The most dangerous zone is topics that feel stable but are not. Tax law changes annually. Building codes vary by jurisdiction and update regularly. Drug interactions and treatment guidelines evolve with new research. If the consequences of being wrong are significant, source manually regardless of perceived stability.
Image: Generated with AI (Epivo)
Frequently asked questions
- Does giving AI web search access solve the knowledge cutoff problem?
- Partially, but it introduces new problems. The web itself now contains a growing share of AI-generated content, SEO-optimised filler, and echo-chamber material. AI tools with web access can find current information, but they cannot reliably distinguish between authoritative and generated sources. Web search expands the boundary of what AI can access while reducing the average quality of what it finds.
- How can I tell if a source AI found is AI-generated?
- Three signals. First, multiple sources appeared within the same narrow window and say similar things using similar phrasing. Second, none of the sources cite primary research, empirical data, or named practitioners with verifiable track records. Third, the advice is generic enough to apply to anything, with no specific examples from actual implementations. When you see these patterns, the source material is likely AI-generated.
- Is this problem getting better or worse over time?
- Worse, for now. The volume of AI-generated content on the web is increasing. Search engines are adapting their algorithms, but the incentive structure that rewards SEO-optimised content has not changed. Until search infrastructure develops reliable mechanisms to surface authoritative content over generated filler, the human role in sourcing will remain essential.

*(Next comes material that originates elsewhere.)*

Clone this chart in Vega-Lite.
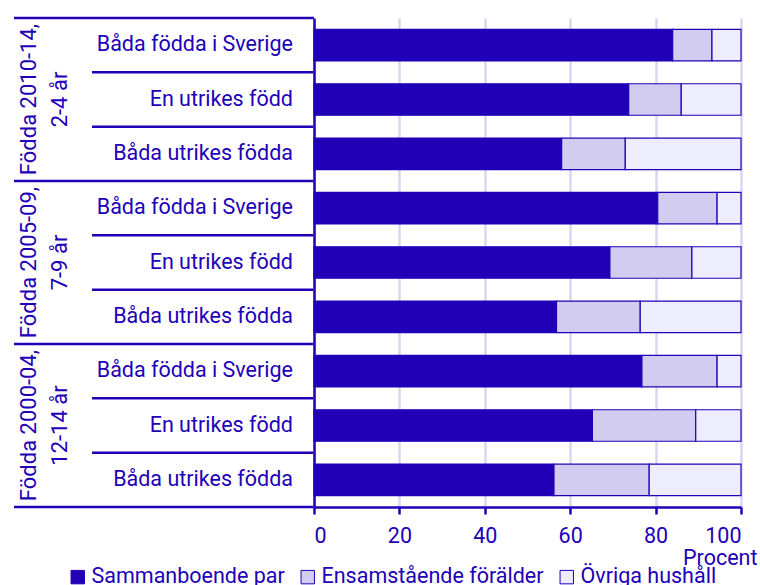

- What counts as an authoritative source worth feeding into context?
- Textbooks from established publishers. Peer-reviewed journal articles. Official documentation from the technology or organisation you are working with. Government databases and regulatory publications. Reports from named analysts with verifiable expertise. The key criterion is traceability — can you follow the source back to a person or institution with accountability for its accuracy?